After more than two years of internal debate and intense pressure from industry, the Bush administration is announcing a new rule that will allow thousands of older power plants, oil refineries, and industrial units to make extensive upgrades without having to install new anti-pollution devices.
Industry is delighted.
Environmentalists are furious.
The original Clean Air Act came out of the Nixon Administration. Later, under Jimmy Carter, it was amended to require that any new power plant or factory be fitted with the latest emissions-control technology. This would cost industry a bundle, but there was a compromise. The requirement only applied to “new” power plants and factories, not ones already in existence in 1977 when the amendment was passed. Those would be exempt. Even if they did routine maintenance and minor upgrading to keep their operations going, owners wouldn’t have to install the latest pollution-control equipment.

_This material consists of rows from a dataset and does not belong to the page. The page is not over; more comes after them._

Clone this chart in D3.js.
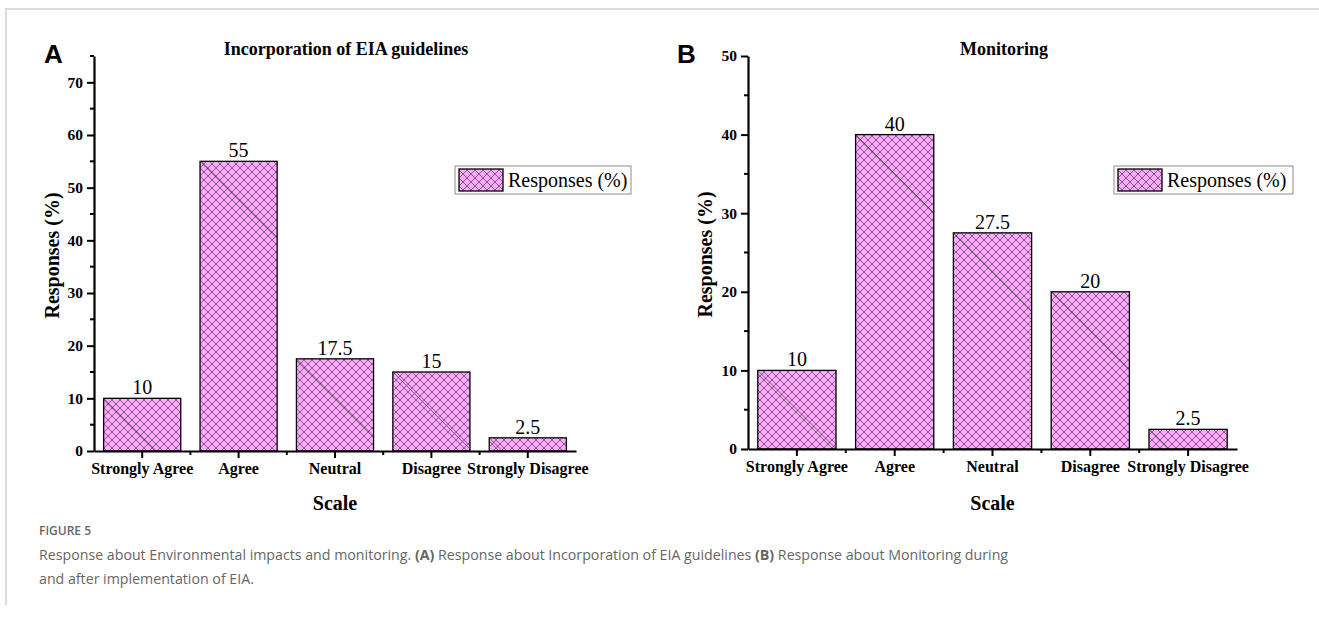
<!DOCTYPE html>
<html>
<head>
<meta charset="utf-8">
<script src="https://cdn.jsdelivr.net/npm/d3@7"></script>
<style>
  body { margin: 0; background: #fff; }
  svg { display: block; }
</style>
</head>
<body>
<div id="holder"></div>
<script>
const categories = ["Strongly Agree", "Agree", "Neutral", "Disagree", "Strongly Disagree"];
const incorporationValues = [10, 55, 17.5, 15, 2.5];
const monitoringValues = [10, 40, 27.5, 20, 2.5];
const incorporationTicks = [0, 10, 20, 30, 40, 50, 60, 70];
const monitoringTicks = [0, 10, 20, 30, 40, 50];
const legendLabel = "Responses (%)";

const width = 1319;
const height = 617;
const serif = "'Liberation Serif', 'Times New Roman', serif";

const svg = d3.select("#holder")
    .append("svg")
    .attr("width", width)
    .attr("height", height);

// crosshatch fill used by bars and legend swatch
const defs = svg.append("defs");
const pattern = defs.append("pattern")
    .attr("id", "hatch")
    .attr("patternUnits", "userSpaceOnUse")
    .attr("width", 8)
    .attr("height", 8);
pattern.append("rect")
    .attr("width", 8)
    .attr("height", 8)
    .attr("fill", "#ffa8ff");
pattern.append("path")
    .attr("d", "M0,0L8,8M0,8L8,0M-2,6L2,10M6,-2L10,2M-2,2L2,-2M6,10L10,6")
    .attr("stroke", "#4a3a4a")
    .attr("stroke-width", 0.7);

// figure frame
svg.append("path")
    .attr("d", "M6,605V9H1319")
    .attr("fill", "none")
    .attr("stroke", "#dcdcdc")
    .attr("stroke-width", 2);

function drawPanel(cfg) {
    const g = svg.append("g");

    const x = d3.scaleBand()
        .domain(categories)
        .range([cfg.left, cfg.right])
        .paddingInner(0.2)
        .paddingOuter(0.1);
    const xOuter = d3.scaleBand()
        .domain(categories)
        .range([cfg.left, cfg.right]);
    const y = d3.scaleLinear()
        .domain([0, cfg.max])
        .range([cfg.bottom, cfg.top]);

    // bars
    const bars = g.selectAll(".bar")
        .data(cfg.values)
        .enter()
        .append("g");
    bars.append("rect")
        .attr("x", (d, i) => x(categories[i]))
        .attr("y", (d) => y(d))
        .attr("width", x.bandwidth())
        .attr("height", (d) => y(0) - y(d))
        .attr("fill", "url(#hatch)")
        .attr("stroke", "#000")
        .attr("stroke-width", 1.3);
    // darker stray diagonal that Origin leaves in each hatched bar
    bars.append("line")
        .attr("x1", (d, i) => x(categories[i]))
        .attr("y1", (d) => y(d))
        .attr("x2", (d, i) => x(categories[i]) + Math.min(x.bandwidth(), y(0) - y(d)))
        .attr("y2", (d) => y(d) + Math.min(x.bandwidth(), y(0) - y(d)))
        .attr("stroke", "#222")
        .attr("stroke-width", 0.6);
    bars.append("text")
        .attr("x", (d, i) => x(categories[i]) + x.bandwidth() / 2)
        .attr("y", (d) => y(d) - 4)
        .attr("text-anchor", "middle")
        .attr("font-family", serif)
        .attr("font-size", 20)
        .text((d) => d);

    // y axis
    const minor = d3.range(5, cfg.max + 0.1, 10);
    const yAxis = g.append("g")
        .attr("transform", `translate(${cfg.left},0)`)
        .call(d3.axisLeft(y).tickValues(cfg.ticks).tickSize(7).tickPadding(4).tickSizeOuter(0));
    g.append("g")
        .attr("transform", `translate(${cfg.left},0)`)
        .selectAll("line")
        .data(minor)
        .enter()
        .append("line")
        .attr("x1", -4)
        .attr("x2", 0)
        .attr("y1", (d) => y(d))
        .attr("y2", (d) => y(d))
        .attr("stroke", "#000")
        .attr("stroke-width", 2);

    // x axis
    const xAxis = g.append("g")
        .attr("transform", `translate(0,${cfg.bottom})`)
        .call(d3.axisBottom(xOuter).tickSize(7).tickPadding(5).tickSizeOuter(0));
    g.append("g")
        .attr("transform", `translate(0,${cfg.bottom})`)
        .selectAll("line")
        .data(categories.slice(1))
        .enter()
        .append("line")
        .attr("x1", (d) => xOuter(d))
        .attr("x2", (d) => xOuter(d))
        .attr("y1", 0)
        .attr("y2", 4)
        .attr("stroke", "#000")
        .attr("stroke-width", 2);

    [yAxis, xAxis].forEach((ax) => {
        ax.select(".domain").attr("stroke-width", 2.2);
        ax.selectAll(".tick line").attr("stroke-width", 2);
        ax.selectAll(".tick text")
            .attr("font-family", serif)
            .attr("font-weight", "bold")
            .attr("font-size", 15.5)
            .attr("fill", "#000");
    });
    xAxis.selectAll(".tick text").attr("font-size", 16);

    // panel letter, title, axis titles
    g.append("text")
        .attr("x", cfg.letterX)
        .attr("y", 63)
        .attr("font-family", "'Liberation Sans', Arial, sans-serif")
        .attr("font-weight", "bold")
        .attr("font-size", 26)
        .text(cfg.letter);
    g.append("text")
        .attr("x", cfg.titleX)
        .attr("y", 55)
        .attr("text-anchor", "middle")
        .attr("font-family", serif)
        .attr("font-weight", "bold")
        .attr("font-size", 18)
        .text(cfg.title);
    g.append("text")
        .attr("x", (cfg.left + cfg.right) / 2)
        .attr("y", 510)
        .attr("text-anchor", "middle")
        .attr("font-family", serif)
        .attr("font-weight", "bold")
        .attr("font-size", 20)
        .text("Scale");
    g.append("text")
        .attr("transform", `translate(${cfg.yTitleX},${(cfg.top + cfg.bottom) / 2 + 2}) rotate(-90)`)
        .attr("text-anchor", "middle")
        .attr("font-family", serif)
        .attr("font-weight", "bold")
        .attr("font-size", 20)
        .text("Responses (%)");

    // legend
    const lg = g.append("g").attr("transform", `translate(${cfg.legendX},166)`);
    lg.append("rect")
        .attr("width", cfg.legendW)
        .attr("height", 28)
        .attr("fill", "#fff")
        .attr("stroke", "#8c8c8c")
        .attr("stroke-width", 1);
    lg.append("rect")
        .attr("x", 4)
        .attr("y", 3)
        .attr("width", 44)
        .attr("height", 22)
        .attr("fill", "url(#hatch)")
        .attr("stroke", "#000")
        .attr("stroke-width", 1.3);
    lg.append("text")
        .attr("x", 53)
        .attr("y", 21)
        .attr("font-family", serif)
        .attr("font-size", 20)
        .text(legendLabel);
}

drawPanel({
    letter: "A", letterX: 44, title: "Incorporation of EIA guidelines", titleX: 346,
    values: incorporationValues, ticks: incorporationTicks, max: 75,
    left: 94, right: 576, top: 56, bottom: 451, yTitleX: 59,
    legendX: 455, legendW: 176
});
drawPanel({
    letter: "B", letterX: 677, title: "Monitoring", titleX: 1004,
    values: monitoringValues, ticks: monitoringTicks, max: 50,
    left: 748, right: 1237, top: 56, bottom: 449, yTitleX: 712,
    legendX: 1114, legendW: 179
});

// caption
const cap = svg.append("g")
    .attr("font-family", "'Open Sans', 'Noto Sans', sans-serif")
    .attr("fill", "#666");
cap.append("text")
    .attr("x", 39)
    .attr("y", 535)
    .attr("font-size", 12)
    .attr("font-weight", 600)
    .text("FIGURE 5");
const line1 = cap.append("text")
    .attr("x", 39)
    .attr("y", 560)
    .attr("font-size", 14.2);
line1.append("tspan").text("Response about Environmental impacts and monitoring. ");
line1.append("tspan").attr("font-weight", "bold").text("(A)");
line1.append("tspan").text(" Response about Incorporation of EIA guidelines ");
line1.append("tspan").attr("font-weight", "bold").text("(B)");
line1.append("tspan").text(" Response about Monitoring during");
cap.append("text")
    .attr("x", 39)
    .attr("y", 584)
    .attr("font-size", 14.2)
    .text("and after implementation of EIA.");
</script>
</body>
</html>
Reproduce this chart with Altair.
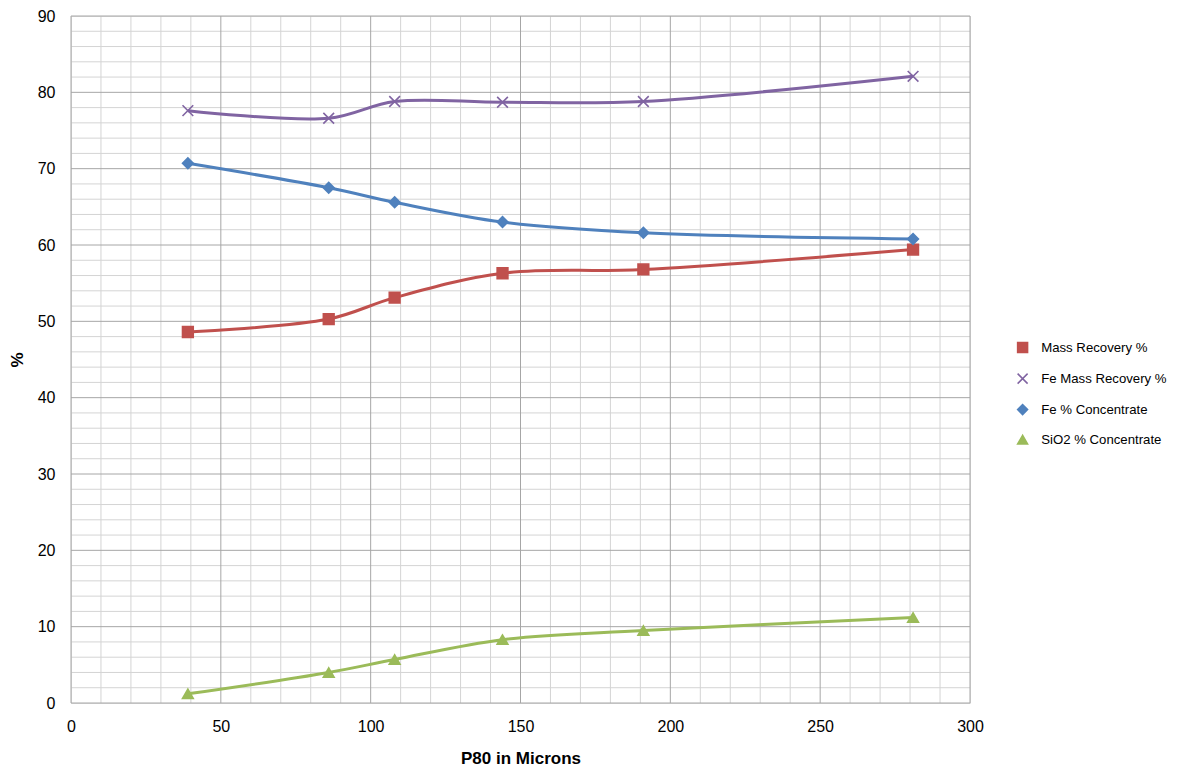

Here’s the problem. Let’s say you own an old power plant. You don’t want to pay for new pollution-control equipment if you can avoid it, right? So you don’t build a new plant. You just keep your old plant running as long as you can, doing routine maintenance and upgrading when needed. A brand new plant might be more efficient. It might actually conserve energy and maybe even reduce pollution. But you’re not going to build it unless it saves you more than the cost of building it and installing the latest pollution controls.
So now comes the Bush administration and says, don’t worry. We’re going to interpret “routine maintenance” so broadly that you can make your plant practically new, and still not have to install new pollution controls.
Is this good or bad? In this era of blackouts and dangerous dependence on Mid-East oil, we do need efficiency. So to the extent this new rule encourages owners to modernize old, inefficient power plants and factories, it’s good. On the other hand, in this era of global warming, we need cleaner air. But this new rule widens the loophole that lets owners avoid state-of-the-art pollution controls. So, to this extent, it’s bad.
The bottom line: We get more efficient power, which may mean a bit less pollution per thermal unit. But we don’t get the cleaner skies we’d get if owners had to use the best pollution-control equipment.
I’ve got a better idea—and it’s something both the Bush administration and environmentalists might even agree to. Enact a pollution tax, that owners would have to pay according to how much gunk their plants and factories spewed into the air. That way, they’d have an automatic incentive to build more efficient plants and also install the best available pollution-control equipment.
But don’t hold your breath.
Or maybe you should, because the air is likely to get a lot dirtier.
Robert B. Reich served as the U.S. Secretary of Labor during President Clinton’s first term.